* [COLLECTED MATERIAL]:
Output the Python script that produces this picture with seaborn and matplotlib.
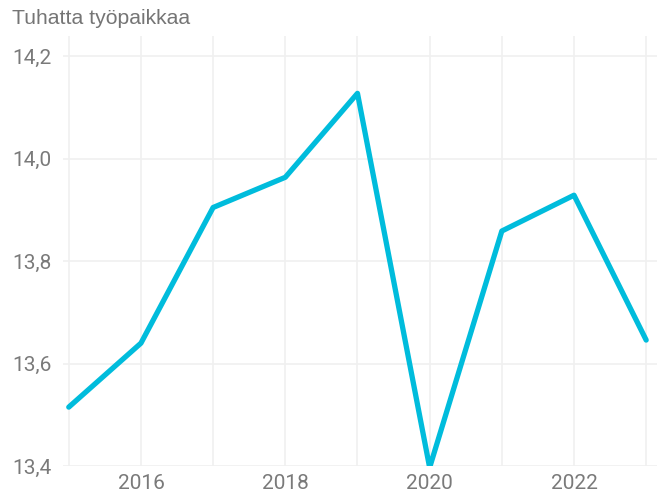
import matplotlib
matplotlib.use("Agg")
import matplotlib.pyplot as plt
import matplotlib.ticker as mticker
import seaborn as sns
import pandas as pd

# Data
years = [2015, 2016, 2017, 2018, 2019, 2020, 2021, 2022, 2023]
jobs = [13.515, 13.640, 13.905, 13.964, 14.128, 13.397, 13.859, 13.929, 13.646]
y_ticks = [13.4, 13.6, 13.8, 14.0, 14.2]
x_ticks = [2016, 2018, 2020, 2022]

df = pd.DataFrame({"year": years, "jobs": jobs})

sns.set_theme(style="white")
plt.rcParams["font.family"] = ["Roboto", "DejaVu Sans"]

fig = plt.figure(figsize=(6.61, 4.93), dpi=100)
ax = fig.add_axes([63 / 661, 1 - 466 / 493, (657 - 63) / 661, (466 - 36) / 493])

sns.lineplot(data=df, x="year", y="jobs", ax=ax, color="#00bcdc", linewidth=3.8)

ax.set_xlim(2014.92, 2023.15)
ax.set_ylim(13.4, 14.24)
ax.set_yticks(y_ticks)
ax.set_xticks(years, minor=True)
ax.set_xticks(x_ticks)
ax.yaxis.set_major_formatter(mticker.FuncFormatter(lambda v, p: f"{v:.1f}".replace(".", ",")))

grid_c = "#f0f0f0"
ax.grid(True, axis="y", color=grid_c, linewidth=1.2)
ax.grid(True, axis="x", which="both", color=grid_c, linewidth=1.2)
for s in ax.spines.values():
    s.set_visible(False)
ax.tick_params(axis="x", which="both", length=4, color=grid_c, width=1.2,
               labelsize=15, labelcolor="#7a7a7a", pad=2)
ax.tick_params(axis="y", length=0, labelsize=15, labelcolor="#7a7a7a", pad=8)
ax.set_xlabel("")
ax.set_ylabel("")
ax.set_axisbelow(True)

fig.text(12 / 661, 1 - 19 / 493, "Tuhatta työpaikkaa", fontsize=15.2, color="#757575",
         family=["Liberation Sans", "DejaVu Sans"], va="center", ha="left")

fig.savefig("out.png", dpi=100)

* [EXERCISE REQUIREMENTS]: Print the data above verbatim from the first line through the line holding "ax.set_axisbelow(True)", leaving every picture out.

* [CORRECT RESULT]:
Output the Python script that produces this picture with seaborn and matplotlib.
import matplotlib
matplotlib.use("Agg")
import matplotlib.pyplot as plt
import matplotlib.ticker as mticker
import seaborn as sns
import pandas as pd

# Data
years = [2015, 2016, 2017, 2018, 2019, 2020, 2021, 2022, 2023]
jobs = [13.515, 13.640, 13.905, 13.964, 14.128, 13.397, 13.859, 13.929, 13.646]
y_ticks = [13.4, 13.6, 13.8, 14.0, 14.2]
x_ticks = [2016, 2018, 2020, 2022]

df = pd.DataFrame({"year": years, "jobs": jobs})

sns.set_theme(style="white")
plt.rcParams["font.family"] = ["Roboto", "DejaVu Sans"]

fig = plt.figure(figsize=(6.61, 4.93), dpi=100)
ax = fig.add_axes([63 / 661, 1 - 466 / 493, (657 - 63) / 661, (466 - 36) / 493])

sns.lineplot(data=df, x="year", y="jobs", ax=ax, color="#00bcdc", linewidth=3.8)

ax.set_xlim(2014.92, 2023.15)
ax.set_ylim(13.4, 14.24)
ax.set_yticks(y_ticks)
ax.set_xticks(years, minor=True)
ax.set_xticks(x_ticks)
ax.yaxis.set_major_formatter(mticker.FuncFormatter(lambda v, p: f"{v:.1f}".replace(".", ",")))

grid_c = "#f0f0f0"
ax.grid(True, axis="y", color=grid_c, linewidth=1.2)
ax.grid(True, axis="x", which="both", color=grid_c, linewidth=1.2)
for s in ax.spines.values():
    s.set_visible(False)
ax.tick_params(axis="x", which="both", length=4, color=grid_c, width=1.2,
               labelsize=15, labelcolor="#7a7a7a", pad=2)
ax.tick_params(axis="y", length=0, labelsize=15, labelcolor="#7a7a7a", pad=8)
ax.set_xlabel("")
ax.set_ylabel("")
ax.set_axisbelow(True)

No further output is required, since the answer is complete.